Rafael Kitover wrote:
I have noticed that some man pages, for example perl modules below the
root namespace, are installed as Foo.Bar instead of Foo::Bar because
apparently windows file names cannot contain "::". Eg.

$ touch 'Foo::Bar' touch: creating `Foo::Bar': Invalid argument

This is sufficiently different from UNIX to trip most people up,
especially those working with Perl. Further, filenames with one colon do
work, e.g.

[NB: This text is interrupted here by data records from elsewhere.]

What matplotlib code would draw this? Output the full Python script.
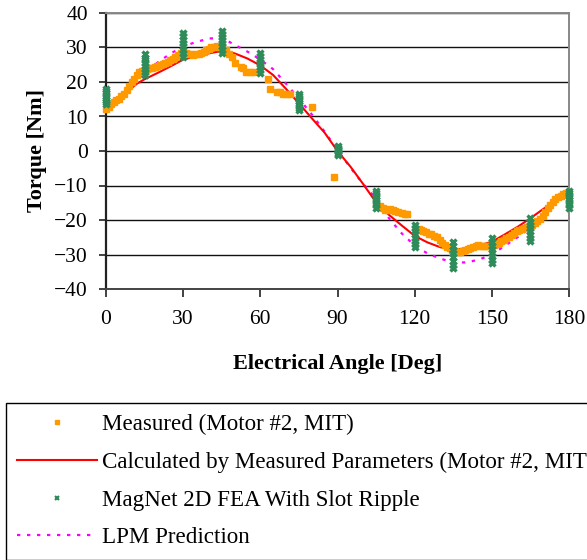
import matplotlib
matplotlib.use('Agg')
import matplotlib.pyplot as plt
from matplotlib.lines import Line2D

plt.rcParams['font.family'] = ['Liberation Serif', 'DejaVu Serif']

# ---------------- data ----------------
meas_angle = [0, 1, 2, 3, 4, 5, 6, 7, 8, 9, 10, 11, 12, 13, 14, 15, 16, 17, 18, 19,
              20, 21, 22, 23, 24, 25, 26, 27, 28, 29, 30, 31, 32, 33, 34, 35, 36, 37,
              38, 39, 40, 41, 42, 43, 44, 45, 46.5, 48, 48.8, 50.2, 52.5, 53.3, 54.3,
              56, 57.3, 62.9, 63.8, 66.5, 67.7, 69, 70.3, 71.5, 80, 88.5,
              106.5, 107.5, 108.5, 109.5, 110.5, 111.5, 112.5, 113.7, 115, 116.2, 117.2,
              121.5, 122.5, 123.4, 124.5, 125.5, 126.5, 127.5, 128.6, 129.7, 130.7,
              131.7, 132.7, 133.7, 134.7, 135.7, 136.7, 137.7, 138.7, 139.7, 140.7,
              141.7, 142.7, 143.7, 144.7, 145.7, 146.7, 147.7, 148.7, 149.7, 150.7,
              151.7, 152.7, 153.7, 154.7, 155.7, 156.7, 157.7, 158.7, 159.7, 160.7,
              161.7, 162.7, 163.7, 164.7, 165.7, 166.7, 167.7, 168.7, 169.7, 170.7,
              171.7, 172.7, 173.7, 174.7, 175.7, 176.7, 177.7, 178.7, 179.5]
meas_torque = [12.3, 12.8, 13.6, 14.2, 14.7, 15.2, 15.8, 16.6, 17.6, 18.8, 20.0, 21.0,
               22.0, 22.8, 23.3, 23.6, 23.8, 24.0, 24.2, 24.4, 24.6, 24.9, 25.2, 25.5,
               25.9, 26.3, 26.7, 27.2, 27.9, 28.4, 28.5, 28.4, 28.2, 28.0, 27.9, 28.0,
               28.2, 28.4, 28.7, 29.2, 29.7, 30.0, 30.2, 30.3, 30.2, 30.0, 29.2, 28.0,
               27.3, 25.5, 24.4, 24.0, 23.0, 22.9, 22.9, 20.9, 18.0, 17.2, 17.0, 16.6,
               16.4, 16.4, 12.8, -7.4,
               -15.9, -16.6, -17.2, -17.0, -16.9, -17.1, -17.5, -17.8, -18.0, -18.2, -18.3,
               -22.6, -22.8, -23.1, -23.6, -24.0, -24.2, -24.6, -25.0, -25.8, -26.6,
               -27.2, -27.7, -28.1, -28.6, -29.1, -29.4, -29.4, -29.0, -28.6, -28.3,
               -28.0, -27.7, -27.4, -27.3, -27.4, -27.5, -27.5, -27.5, -27.4, -27.3,
               -27.0, -26.7, -26.2, -25.7, -25.2, -24.8, -24.3, -23.7, -23.2, -22.8,
               -22.5, -22.2, -22.0, -21.7, -21.4, -21.0, -20.3, -19.7, -18.9, -17.8,
               -16.5, -15.6, -14.8, -14.0, -13.4, -13.0, -12.6, -12.3, -12.1]

calc_angle = [0, 5, 10, 12, 15, 20, 25, 30, 35, 40, 45, 50, 55, 60, 65, 70, 75, 80, 85,
              90, 95, 100, 105, 110, 115, 120, 125, 130, 135, 140, 145, 150, 155, 160,
              165, 170, 175, 180]
calc_torque = [12.5, 15.3, 18.3, 19.5, 20.8, 22.6, 24.5, 26.5, 27.5, 28.3, 29.0, 28.3,
               26.8, 24.8, 22.0, 18.0, 13.8, 9.5, 5.3, 0.0, -4.5, -9.6, -14.9, -18.5,
               -21.6, -24.6, -26.5, -27.9, -28.5, -28.3, -27.4, -26.3, -24.2, -22.0,
               -19.5, -16.8, -14.5, -12.5]

fea_angle = [0, 15, 30, 45, 60, 75, 90, 105, 120, 135, 150, 165, 180]
fea_torque = [
    [18.0, 17.4, 16.7, 16.0, 15.4, 14.7, 14.1, 13.5],
    [28.0, 27.1, 26.3, 25.4, 24.6, 23.7, 22.9, 22.0],
    [34.2, 33.2, 32.2, 31.2, 30.3, 29.3, 28.3, 27.3],
    [34.9, 34.0, 33.0, 32.1, 31.2, 30.3, 29.3, 28.4],
    [28.4, 27.6, 26.8, 25.9, 25.1, 24.3, 23.5, 22.7],
    [16.4, 15.8, 15.1, 14.5, 13.9, 13.3, 12.6, 12.0],
    [1.4, 1.0, 0.7, 0.3, -0.1, -0.5, -0.8, -1.2],
    [-11.6, -12.3, -13.0, -13.7, -14.3, -15.0, -15.7, -16.4],
    [-21.5, -22.4, -23.3, -24.2, -25.2, -26.1, -27.0, -27.9],
    [-26.5, -27.6, -28.6, -29.7, -30.8, -31.9, -32.9, -34.0],
    [-25.3, -26.3, -27.4, -28.4, -29.5, -30.5, -31.6, -32.6],
    [-19.5, -20.5, -21.4, -22.4, -23.3, -24.3, -25.2, -26.2],
    [-11.6, -12.3, -13.0, -13.7, -14.3, -15.0, -15.7, -16.4],
]

lpm_angle = [0, 5, 10, 15, 20, 25, 30, 35, 40, 45, 50, 55, 60, 65, 70, 75, 80, 85, 90,
             95, 100, 105, 110, 115, 120, 125, 130, 135, 140, 145, 150, 155, 160, 165,
             170, 175, 180]
lpm_torque = [11.1, 15.0, 19.0, 22.5, 25.6, 28.2, 30.3, 31.6, 32.6, 32.8, 30.8, 28.8,
              26.5, 23.7, 19.5, 15.2, 10.6, 5.6, 0.3, -4.8, -9.6, -13.8, -19.5, -23.9,
              -27.4, -29.7, -31.2, -32.3, -32.3, -31.5, -30.0, -27.5, -25.0, -22.3,
              -18.0, -14.8, -12.5]

x_ticks = [0, 30, 60, 90, 120, 150, 180]
y_ticks = [-40, -30, -20, -10, 0, 10, 20, 30, 40]

labels = ['Measured (Motor #2, MIT)',
          'Calculated by Measured Parameters (Motor #2, MIT)',
          'MagNet 2D FEA With Slot Ripple',
          'LPM Prediction']

ORANGE = '#ff9900'
RED = '#ff0000'
GREEN = '#2e8b5a'
MAGENTA = '#ff00ff'

# ---------------- figure ----------------
W, H = 587, 560
fig = plt.figure(figsize=(W / 100, H / 100), dpi=100)
ax = fig.add_axes([106 / W, 1 - 289 / H, 463 / W, 276 / H])

ax.plot(lpm_angle, lpm_torque, color=MAGENTA, lw=1.6, ls=(0, (1.5, 3)), zorder=2)
ax.plot(calc_angle, calc_torque, color=RED, lw=1.5, zorder=3)
ax.plot(meas_angle, meas_torque, ls='none', marker='s', ms=4.8, color=ORANGE,
        mec=ORANGE, zorder=4, clip_on=False)
for a, vals in zip(fea_angle, fea_torque):
    ax.plot([a] * len(vals), vals, ls='none', marker='x', ms=4.2, mew=2.4,
            color=GREEN, zorder=5, clip_on=False)

ax.set_xlim(0, 180)
ax.set_ylim(-40, 40)
ax.set_xticks(x_ticks)
ax.set_yticks(y_ticks)
ax.yaxis.grid(True, color='#111111', lw=1.0)
ax.set_axisbelow(True)

ax.tick_params(axis='both', direction='out', labelsize=15.5, width=1.2, color='#222222')
ax.tick_params(axis='y', length=5, pad=8)
ax.tick_params(axis='x', length=6, pad=9)

ax.spines['left'].set_color('#222222')
ax.spines['left'].set_linewidth(1.6)
ax.spines['bottom'].set_color('#444444')
ax.spines['bottom'].set_linewidth(1.4)
ax.spines['top'].set_color('#888888')
ax.spines['top'].set_linewidth(1.4)
ax.spines['right'].set_color('#888888')
ax.spines['right'].set_linewidth(1.4)

ax.set_xlabel('Electrical Angle [Deg]', fontsize=16, fontweight='bold', labelpad=18)
ax.set_ylabel('Torque [Nm]', fontsize=16, fontweight='bold', labelpad=5)

# ---------------- legend ----------------
handles = [
    Line2D([], [], ls='none', marker='s', ms=3.0, color=ORANGE),
    Line2D([], [], color=RED, lw=1.5),
    Line2D([], [], ls='none', marker='x', ms=3.0, mew=1.5, color=GREEN),
    Line2D([], [], color=MAGENTA, lw=1.6, ls=(0, (1.5, 3))),
]
leg = fig.legend(handles, labels, loc='upper left', bbox_to_anchor=(6 / W, 1 - 403 / H),
                 bbox_transform=fig.transFigure, borderaxespad=0, fontsize=16.6,
                 frameon=True, fancybox=False, edgecolor='black', framealpha=1,
                 handlelength=3.45, handletextpad=0.25, labelspacing=0.72,
                 borderpad=0.48, markerscale=1.0)
leg.get_frame().set_linewidth(1.0)

fig.savefig('out.png', dpi=100)
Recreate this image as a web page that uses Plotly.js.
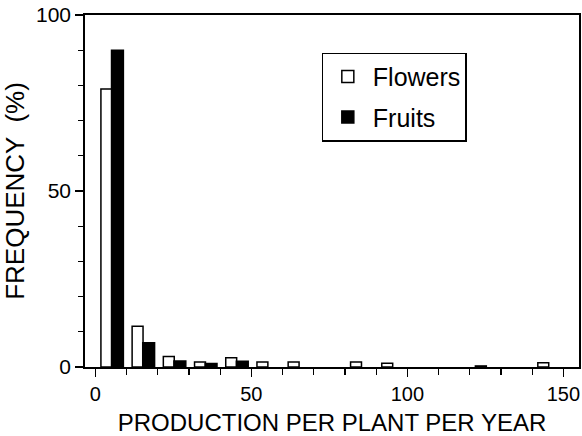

Touch 'Foo:Bar'.
That's not completely true: ":" is an invalid character for Windows filenames.

touch "Foo:Bar"

does not returns an error but does not create a file called "Foo:Bar", instead it creates a file called "Foo" and associate to it a NTFS stream (I think this is the correct name) to it.

If you try an ls you'll see that your directory contains a file called "Foo". But try, for example:

echo Hello >> Foo
echo Good morning >> "Foo:Bar"

$ cat Foo
Hello

$ cat "Foo:Bar"
Good morning

$ rm Foo

$ cat "Foo:Bar"
cat: Foo:Bar: No such file or directory


For this reason I propose changing the "man" command in Cygwin to take
the special case of "::" into account and convert it to a ".", iff the
file containing "::" does not exist (might be supported in the future.)
If this is considered a good idea I'll be happy to make the patch.